Got to love bias in the media. Yes, Somerset County is on T-Band, but before T-Band is written off, there are some important considerations:
* That "no cost to licensee" thing is a big one. Many people have looked at in-kind replacements in land mobile spectrum. There is none. Not even within the 700 MHz narrowbanded segment.
* LTE is infrastructure. There is no current "off network solution" (the radios cannot talk simplex). The 3rd Generation Partnership Program (3GPP), the promoters of LTE, don't necessarily want simplex operation. It doesn't produce a revenue stream for them - they are mostly cellular companies. Tactical operations have to endure whether the infrastructure is there or not. The only simplex operation currently being investigated by "industry" is targeted advertisement that detects you and your proximity to a store, and broadcasts a commercial to you. Public safety has no R&D organization to call its own... it collectively abdicates that to the manufacturer community who passes the expense back to public safety at a premium.

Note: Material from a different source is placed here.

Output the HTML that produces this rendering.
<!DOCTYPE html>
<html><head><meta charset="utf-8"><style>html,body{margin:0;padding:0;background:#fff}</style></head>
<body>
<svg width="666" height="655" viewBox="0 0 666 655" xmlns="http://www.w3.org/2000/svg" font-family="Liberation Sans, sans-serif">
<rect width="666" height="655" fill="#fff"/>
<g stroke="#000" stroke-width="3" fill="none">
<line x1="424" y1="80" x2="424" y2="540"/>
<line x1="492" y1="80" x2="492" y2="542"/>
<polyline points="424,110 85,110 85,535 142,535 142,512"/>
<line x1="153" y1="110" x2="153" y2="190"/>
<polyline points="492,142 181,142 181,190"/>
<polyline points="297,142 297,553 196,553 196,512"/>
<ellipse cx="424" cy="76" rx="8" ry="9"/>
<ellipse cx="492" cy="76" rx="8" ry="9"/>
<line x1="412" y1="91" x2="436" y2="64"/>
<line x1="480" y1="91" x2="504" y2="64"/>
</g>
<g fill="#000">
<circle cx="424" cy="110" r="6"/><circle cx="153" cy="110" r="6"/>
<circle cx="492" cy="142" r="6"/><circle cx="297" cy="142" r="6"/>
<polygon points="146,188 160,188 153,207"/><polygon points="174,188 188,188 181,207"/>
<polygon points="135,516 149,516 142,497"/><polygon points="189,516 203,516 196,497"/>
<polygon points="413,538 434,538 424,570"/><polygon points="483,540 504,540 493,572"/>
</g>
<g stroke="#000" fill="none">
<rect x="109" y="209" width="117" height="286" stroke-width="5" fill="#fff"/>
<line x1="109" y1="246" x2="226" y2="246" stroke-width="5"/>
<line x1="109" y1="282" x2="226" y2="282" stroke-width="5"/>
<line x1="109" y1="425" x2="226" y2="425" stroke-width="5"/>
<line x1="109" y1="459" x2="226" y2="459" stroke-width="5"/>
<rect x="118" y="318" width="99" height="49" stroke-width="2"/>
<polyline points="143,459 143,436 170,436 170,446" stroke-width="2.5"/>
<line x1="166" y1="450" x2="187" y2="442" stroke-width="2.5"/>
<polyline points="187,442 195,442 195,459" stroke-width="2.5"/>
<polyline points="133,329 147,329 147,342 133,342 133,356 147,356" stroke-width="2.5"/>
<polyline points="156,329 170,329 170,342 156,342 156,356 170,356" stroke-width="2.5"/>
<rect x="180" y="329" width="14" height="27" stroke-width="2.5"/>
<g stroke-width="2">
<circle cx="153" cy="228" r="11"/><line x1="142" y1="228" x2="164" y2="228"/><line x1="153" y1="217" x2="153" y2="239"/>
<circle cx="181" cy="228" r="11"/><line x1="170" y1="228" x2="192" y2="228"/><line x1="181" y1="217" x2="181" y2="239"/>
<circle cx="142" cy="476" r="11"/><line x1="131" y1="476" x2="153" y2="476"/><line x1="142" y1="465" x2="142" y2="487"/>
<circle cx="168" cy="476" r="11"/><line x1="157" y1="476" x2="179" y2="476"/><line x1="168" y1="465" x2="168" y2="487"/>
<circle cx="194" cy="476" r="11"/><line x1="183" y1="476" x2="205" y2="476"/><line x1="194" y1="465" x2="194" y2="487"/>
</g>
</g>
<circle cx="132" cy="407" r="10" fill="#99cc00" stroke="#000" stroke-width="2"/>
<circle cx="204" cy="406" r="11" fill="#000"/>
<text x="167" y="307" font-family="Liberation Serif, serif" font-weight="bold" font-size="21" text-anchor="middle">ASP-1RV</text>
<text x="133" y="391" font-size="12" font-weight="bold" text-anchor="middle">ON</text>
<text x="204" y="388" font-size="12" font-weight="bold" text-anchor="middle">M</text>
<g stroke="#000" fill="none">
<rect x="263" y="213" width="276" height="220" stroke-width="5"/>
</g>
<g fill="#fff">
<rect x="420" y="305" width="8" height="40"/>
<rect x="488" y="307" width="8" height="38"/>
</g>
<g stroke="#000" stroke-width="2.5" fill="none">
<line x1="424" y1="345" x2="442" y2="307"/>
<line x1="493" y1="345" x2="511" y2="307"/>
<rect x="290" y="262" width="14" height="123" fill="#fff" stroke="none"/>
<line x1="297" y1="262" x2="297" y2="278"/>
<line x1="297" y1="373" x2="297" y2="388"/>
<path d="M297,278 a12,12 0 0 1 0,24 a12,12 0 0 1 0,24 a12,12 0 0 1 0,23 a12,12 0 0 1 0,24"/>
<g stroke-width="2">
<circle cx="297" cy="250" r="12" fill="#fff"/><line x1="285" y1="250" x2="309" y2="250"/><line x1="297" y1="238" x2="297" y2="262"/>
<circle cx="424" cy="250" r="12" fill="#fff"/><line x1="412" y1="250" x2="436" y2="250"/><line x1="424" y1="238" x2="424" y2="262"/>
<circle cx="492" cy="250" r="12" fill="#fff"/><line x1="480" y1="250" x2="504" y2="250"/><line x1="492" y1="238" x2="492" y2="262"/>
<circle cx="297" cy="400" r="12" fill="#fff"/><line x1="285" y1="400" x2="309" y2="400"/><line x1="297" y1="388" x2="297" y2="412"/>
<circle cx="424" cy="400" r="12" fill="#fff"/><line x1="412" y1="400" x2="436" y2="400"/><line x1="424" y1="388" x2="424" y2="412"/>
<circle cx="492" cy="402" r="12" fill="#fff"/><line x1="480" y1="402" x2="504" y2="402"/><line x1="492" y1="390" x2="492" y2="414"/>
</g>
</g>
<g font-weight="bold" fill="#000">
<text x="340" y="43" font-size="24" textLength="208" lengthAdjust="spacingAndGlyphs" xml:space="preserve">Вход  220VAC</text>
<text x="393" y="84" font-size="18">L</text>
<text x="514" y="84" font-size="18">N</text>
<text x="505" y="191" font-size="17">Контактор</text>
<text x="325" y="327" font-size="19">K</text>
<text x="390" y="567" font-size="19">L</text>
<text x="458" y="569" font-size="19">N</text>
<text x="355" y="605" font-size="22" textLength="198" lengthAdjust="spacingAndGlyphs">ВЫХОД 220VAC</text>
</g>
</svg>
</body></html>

* As we've seen in many, many man-made and natural disasters, infrastructure is the first thing to take a dump. One of the FirstNet board members whose daddy caught the Son of Sam Killer back in the 70s was quite vocal after Hurricane Sandy saying the public safety broadband infrastructure had to be more resilient than cellular. There were critics in the cellular industry saying it would be incredibly expensive and might not be do-able (they were probably not born yet at the height of the Cold War when
the impossible not only WAS possible, but was delivered in place and operational in 32 months). Sadly, these can-do guys are probably gone today.

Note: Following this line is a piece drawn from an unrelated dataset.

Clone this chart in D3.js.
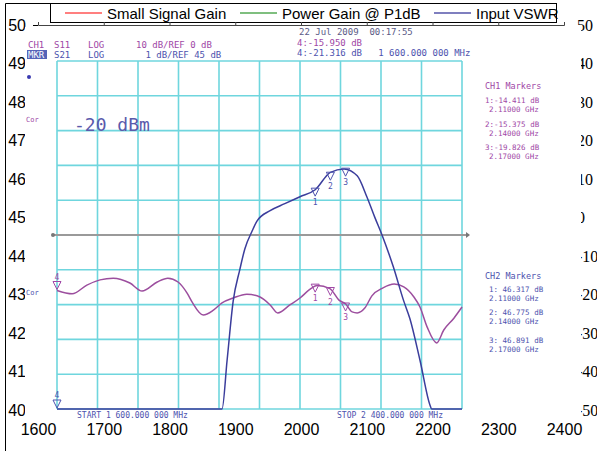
<!DOCTYPE html>
<html>
<head>
<meta charset="utf-8">
<script src="https://cdn.jsdelivr.net/npm/d3@7"></script>
<style>
  body { margin: 0; background: #fff; }
  text { font-family: "Liberation Sans", Arial, sans-serif; }
  .scr text { font-family: "DejaVu Sans Mono", monospace; }
</style>
</head>
<body>
<svg id="chart"></svg>
<script>
// outer chart
const xTicks = [1600, 1700, 1800, 1900, 2000, 2100, 2200, 2300, 2400];
const leftTicks = [40, 41, 42, 43, 44, 45, 46, 47, 48, 49, 50];
const rightTicks = [-50, -40, -30, -20, -10, 0, 10, 20, 30, 40, 50];
const seriesNames = ["Small Signal Gain", "Power Gain @ P1dB", "Input VSWR"];
const seriesColors = ["#ff0000", "#008000", "#000080"];

// analyzer screen : CH2 = S21 (dB), CH1 = S11 (dB)
const s21Freq = [1600, 1926, 1936, 1948, 1961, 1971, 1985, 1995, 2021, 2050, 2080, 2110, 2140, 2167, 2193, 2212, 2228, 2242, 2264, 2285, 2297, 2317, 2337, 2340, 2400];
const s21Gain = [40.0, 40.0, 41.4, 43.1, 44.0, 44.6, 45.1, 45.4, 45.7, 45.9, 46.1, 46.3, 46.8, 46.9, 46.7, 46.1, 45.5, 45.0, 44.1, 43.1, 42.6, 41.4, 40.1, 40.0, 40.0];
const s11Freq = [1600, 1630, 1659, 1685, 1711, 1744, 1768, 1798, 1819, 1839, 1857, 1867, 1889, 1909, 1926, 1948, 1975, 2001, 2021, 2036, 2060, 2080, 2098, 2114, 2139, 2157, 2170, 2183, 2193, 2208, 2222, 2244, 2266, 2285, 2305, 2317, 2331, 2350, 2364, 2384, 2400];
const s11Loss = [-15.95, -16.9, -14.4, -12.9, -12.4, -13.8, -16.1, -13.5, -12.4, -13.5, -16.7, -19.3, -23.0, -21.6, -19.5, -18.1, -17.0, -17.8, -20.1, -22.4, -20.1, -18.1, -15.8, -14.5, -15.4, -18.7, -19.8, -22.1, -22.4, -21.0, -17.5, -15.2, -14.1, -14.9, -17.8, -20.7, -26.4, -31.0, -27.3, -23.9, -20.7];
const markerFreq = [2110, 2140, 2170];
const ch1MarkerVals = [-14.411, -15.375, -19.826];
const ch2MarkerVals = [46.317, 46.775, 46.891];
const marker4Freq = 1600;
const marker4Ch1 = -15.950;
const marker4Ch2 = -21.316;

const W = 597, H = 451;
const svg = d3.select("#chart").attr("width", W).attr("height", H);

const x = d3.scaleLinear().domain([1600, 2400]).range([38, 564]);
const yL = d3.scaleLinear().domain([40, 50]).range([410, 25]);
const yR = d3.scaleLinear().domain([-50, 50]).range([410, 25]);

// cadre
svg.append("path").attr("d", "M5.5,451V3.5H556").attr("fill", "none").attr("stroke", "#000");

// legende
svg.append("rect").attr("x", 50.5).attr("y", 3.5).attr("width", 506).attr("height", 19)
  .attr("fill", "#fff").attr("stroke", "#000");
const legX = [65, 240, 434];
seriesNames.forEach((name, i) => {
  svg.append("line").attr("x1", legX[i]).attr("x2", legX[i] + 37).attr("y1", 13).attr("y2", 13)
    .attr("stroke", seriesColors[i]).attr("stroke-width", 1.2);
  svg.append("text").attr("x", legX[i] + 42).attr("y", 18.5).attr("font-size", 15).text(name);
});

// axes
const gTop = svg.append("g").attr("transform", "translate(0,25)")
  .call(d3.axisTop(x).tickValues(xTicks).tickSize(3).tickFormat(""));
gTop.selectAll("path,line").attr("stroke", "#444");

const gLeft = svg.append("g").attr("transform", "translate(38,0)")
  .call(d3.axisLeft(yL).tickValues(leftTicks).tickSize(5).tickFormat(d3.format("d")));
gLeft.select(".domain").remove();
gLeft.selectAll("text").attr("font-size", 16).attr("font-family", "Liberation Sans, Arial").attr("fill", "#000").attr("x", -12);

const gBottom = svg.append("g").attr("transform", "translate(0,410)")
  .call(d3.axisBottom(x).tickValues(xTicks).tickSize(0).tickFormat(d3.format("d")));
gBottom.select(".domain").remove();
gBottom.selectAll("text").attr("font-size", 16).attr("font-family", "Liberation Sans, Arial").attr("fill", "#000").attr("y", 14);

svg.append("g").selectAll("text").data(rightTicks).join("text")
  .attr("x", 577).attr("y", d => yR(d)).attr("dy", "0.35em")
  .attr("font-size", 16).style("font-family", "Liberation Serif, Times New Roman, serif")
  .text(d => d);

// capture de l'analyseur
const scr = svg.append("g").attr("class", "scr");
scr.append("rect").attr("x", 25).attr("y", 27).attr("width", 556).attr("height", 393).attr("fill", "#fff");

const fx = d3.scaleLinear().domain([1600, 2400]).range([57, 462]);
const y21 = d3.scaleLinear().domain([40, 50]).range([409, 61]).clamp(true);
const y11 = d3.scaleLinear().domain([-50, 50]).range([409, 61]).clamp(true);

const grid = scr.append("g").attr("stroke", "#6fd6de").attr("stroke-width", 1.6);
grid.selectAll(".v").data(d3.range(1600, 2401, 80)).join("line")
  .attr("x1", d => fx(d)).attr("x2", d => fx(d)).attr("y1", 61).attr("y2", 409);
grid.selectAll(".h").data(d3.range(40, 50.01, 1)).join("line")
  .attr("x1", 57).attr("x2", 462).attr("y1", d => y21(d)).attr("y2", d => y21(d));

// ligne de reference
scr.append("line").attr("x1", 53).attr("x2", 466).attr("y1", y21(45)).attr("y2", y21(45))
  .attr("stroke", "#9a9a9a").attr("stroke-width", 2);
scr.append("circle").attr("cx", 53).attr("cy", y21(45)).attr("r", 2).attr("fill", "#777");
scr.append("path").attr("d", `M466,${y21(45) - 3}L470,${y21(45)}L466,${y21(45) + 3}Z`).attr("fill", "#777");

const purple = "#a047a6", blue = "#4d52ae";

scr.append("path").datum(d3.zip(s11Freq, s11Loss))
  .attr("d", d3.line().x(d => fx(d[0])).y(d => y11(d[1])).curve(d3.curveMonotoneX))
  .attr("fill", "none").attr("stroke", "#9c4e9e").attr("stroke-width", 1.5);
scr.append("path").datum(d3.zip(s21Freq, s21Gain))
  .attr("d", d3.line().x(d => fx(d[0])).y(d => y21(d[1])).curve(d3.curveMonotoneX))
  .attr("fill", "none").attr("stroke", "#3b3d9c").attr("stroke-width", 1.5);

function marker(px, py, label, color, above) {
  scr.append("path").attr("d", `M${px - 4},${py - 9}L${px + 4},${py - 9}L${px},${py - 1}Z`)
    .attr("fill", "none").attr("stroke", color).attr("stroke-width", 1);
  scr.append("text").attr("x", px).attr("y", above ? py - 11 : py + 8).attr("text-anchor", "middle")
    .attr("font-size", 8).attr("fill", color).text(label);
}
markerFreq.forEach((f, i) => {
  marker(fx(f), y21(ch2MarkerVals[i]) + 8, i + 1, blue, false);
  marker(fx(f), y11(ch1MarkerVals[i]) + 8, i + 1, purple, false);
});
marker(fx(marker4Freq), y11(marker4Ch1), 4, purple, true);
marker(fx(marker4Freq), y21(marker4Ch2), 4, blue, true);

// textes de l'ecran
const fmt = d3.format(".3f");
const ghz = f => (f / 1000).toFixed(5) + " GHz";
function t(xp, yp, s, color, size) {
  return scr.append("text").attr("x", xp).attr("y", yp).attr("font-size", size || 9)
    .attr("fill", color).style("white-space", "pre").text(s);
}
t(28, 48, "CH1", purple); t(54, 48, "S11", purple); t(88, 48, "LOG", purple);
t(136, 48, "10 dB/REF 0 dB", purple);
scr.append("rect").attr("x", 27).attr("y", 50).attr("width", 20).attr("height", 9).attr("fill", "#5564b8");
t(28, 58, "MKR", "#fff"); t(54, 58, "S21", blue); t(88, 58, "LOG", blue);
t(140, 58, " 1 dB/REF 45 dB", blue);
t(299, 35, "22 Jul 2009  00:17:55", "#5a5a86");
t(297, 46, "4:-" + fmt(-marker4Ch1) + " dB", purple);
t(297, 56, "4:-" + fmt(-marker4Ch2) + " dB   1 600.000 000 MHz", blue);
scr.append("circle").attr("cx", 29).attr("cy", 77).attr("r", 2).attr("fill", "#3a3ab0");
t(26, 122, "Cor", purple, 7);
t(26, 295, "Cor", blue, 7);
t(74, 131, "-20 dBm", "#5a5aac", 18);

t(485, 89, "CH1 Markers", purple, 8.5);
markerFreq.forEach((f, i) => {
  const yy = [103, 127, 150][i];
  t(485, yy, (i + 1) + ":-" + fmt(-ch1MarkerVals[i]) + " dB", purple, 7.5);
  t(489, yy + 8.5, ghz(f), purple, 7.5);
});
t(485, 279, "CH2 Markers", blue, 8.5);
markerFreq.forEach((f, i) => {
  const yy = [292, 315, 343][i];
  t(489, yy, (i + 1) + ": " + fmt(ch2MarkerVals[i]) + " dB", blue, 7.5);
  t(489, yy + 8.5, ghz(f), blue, 7.5);
});
t(77, 418, "START 1 600.000 000 MHz", blue, 8);
t(337, 418, "STOP 2 400.000 000 MHz", blue, 8);
</script>
</body>
</html>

* There is also an opportunity cost. UHF has become the de facto large system platform across NJ. Somerset County would lose its current interoperability with other UHF systems in and around it.

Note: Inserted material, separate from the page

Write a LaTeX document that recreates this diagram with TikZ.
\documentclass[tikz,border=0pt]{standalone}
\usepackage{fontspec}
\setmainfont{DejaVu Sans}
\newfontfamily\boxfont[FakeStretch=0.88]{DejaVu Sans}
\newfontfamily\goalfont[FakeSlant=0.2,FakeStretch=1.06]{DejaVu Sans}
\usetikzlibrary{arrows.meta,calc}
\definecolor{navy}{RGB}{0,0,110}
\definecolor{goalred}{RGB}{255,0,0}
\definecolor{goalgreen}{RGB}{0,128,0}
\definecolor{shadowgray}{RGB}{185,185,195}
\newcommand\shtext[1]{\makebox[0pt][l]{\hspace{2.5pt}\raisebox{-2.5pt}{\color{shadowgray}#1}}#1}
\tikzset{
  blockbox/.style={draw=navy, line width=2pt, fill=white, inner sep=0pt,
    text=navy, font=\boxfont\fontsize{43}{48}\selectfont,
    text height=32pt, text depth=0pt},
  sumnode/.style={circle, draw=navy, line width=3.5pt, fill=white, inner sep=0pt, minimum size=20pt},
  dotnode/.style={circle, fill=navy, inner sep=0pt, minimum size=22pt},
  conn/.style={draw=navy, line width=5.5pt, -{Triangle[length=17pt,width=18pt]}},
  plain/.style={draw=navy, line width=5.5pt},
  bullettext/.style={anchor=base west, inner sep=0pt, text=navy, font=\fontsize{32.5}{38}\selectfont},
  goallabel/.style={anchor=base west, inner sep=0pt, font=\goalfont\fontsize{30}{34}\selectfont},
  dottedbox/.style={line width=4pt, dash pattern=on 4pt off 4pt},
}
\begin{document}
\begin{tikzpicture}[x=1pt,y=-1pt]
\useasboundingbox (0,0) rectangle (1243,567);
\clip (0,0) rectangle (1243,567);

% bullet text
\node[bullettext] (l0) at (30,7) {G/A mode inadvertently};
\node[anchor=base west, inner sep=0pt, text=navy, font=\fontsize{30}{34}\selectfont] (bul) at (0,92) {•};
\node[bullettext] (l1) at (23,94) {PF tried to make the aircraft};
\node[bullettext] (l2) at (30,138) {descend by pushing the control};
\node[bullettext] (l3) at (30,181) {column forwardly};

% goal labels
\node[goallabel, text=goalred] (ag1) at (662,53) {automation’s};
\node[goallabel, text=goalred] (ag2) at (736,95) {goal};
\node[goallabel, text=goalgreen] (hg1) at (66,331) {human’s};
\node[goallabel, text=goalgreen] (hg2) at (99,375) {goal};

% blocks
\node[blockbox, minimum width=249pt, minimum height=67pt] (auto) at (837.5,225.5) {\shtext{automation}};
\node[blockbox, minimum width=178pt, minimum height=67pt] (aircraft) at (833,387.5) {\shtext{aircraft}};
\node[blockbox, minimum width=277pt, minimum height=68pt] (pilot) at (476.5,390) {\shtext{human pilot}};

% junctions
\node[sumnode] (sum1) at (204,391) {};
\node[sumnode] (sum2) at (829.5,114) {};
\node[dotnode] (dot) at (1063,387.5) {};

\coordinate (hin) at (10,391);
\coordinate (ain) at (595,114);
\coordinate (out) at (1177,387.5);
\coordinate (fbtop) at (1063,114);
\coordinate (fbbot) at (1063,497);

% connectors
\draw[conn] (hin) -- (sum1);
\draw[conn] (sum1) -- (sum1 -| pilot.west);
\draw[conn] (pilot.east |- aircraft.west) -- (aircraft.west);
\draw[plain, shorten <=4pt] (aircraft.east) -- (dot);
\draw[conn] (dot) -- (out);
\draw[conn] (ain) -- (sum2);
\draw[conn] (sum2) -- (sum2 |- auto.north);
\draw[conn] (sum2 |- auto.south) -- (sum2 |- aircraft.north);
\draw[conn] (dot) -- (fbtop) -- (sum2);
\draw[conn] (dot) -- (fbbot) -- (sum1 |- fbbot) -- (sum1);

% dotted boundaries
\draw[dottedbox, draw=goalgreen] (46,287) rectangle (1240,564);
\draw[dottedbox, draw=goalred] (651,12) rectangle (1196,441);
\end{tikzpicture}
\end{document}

Let's look at reality: we've set up incompetent systems of oversight in other major undertakings. "Rebanding" 800 MHz was supposed to take a few years. Instead, it's been like building the pyramids. Additionally, the legislation was hasty and ill-contrived. The people who bargained it away behind closed doors were idiots who only had one thing on their mind and would pursue it at all costs (and got it). The clowns who demanded the give back and the idiots who acquiesced to it will be long gone in 8 years and one can only hope they will be far away the Beltway. There is compelling evidence that this configuration IS NOT intended for voice communication at the moment and will likely not be ready for decades. There are some nifty products, but (as a guy who has actually worn a badge) I wouldn't trust my life to any of them. We have a split between practicality and nifty. Engineers live in the nifty and sell that nifty to their bosses who want to make billions of dollars in revenue by giving you things you probably don't need. It's up to YOU to ground them back to practicality. To that end, if you're reading this and you are a firefighter, EMT, or police officer, you owe it to yourself and the people you serve with go to a trade show, take look at new products and publicly critique them. Put them on Twitter (seems that's the only way script kiddies notice anything these days). Introduce yourself to your Congressional Representative and make sure he or she knows exactly how you feel (civilly and respectfully, of course). If you don't have that dialogue, you can be sure someone else is... and what they say financially benefits them. Then you're just going for a ride at your own expense.
TL; DR, don't write off T-Band just yet.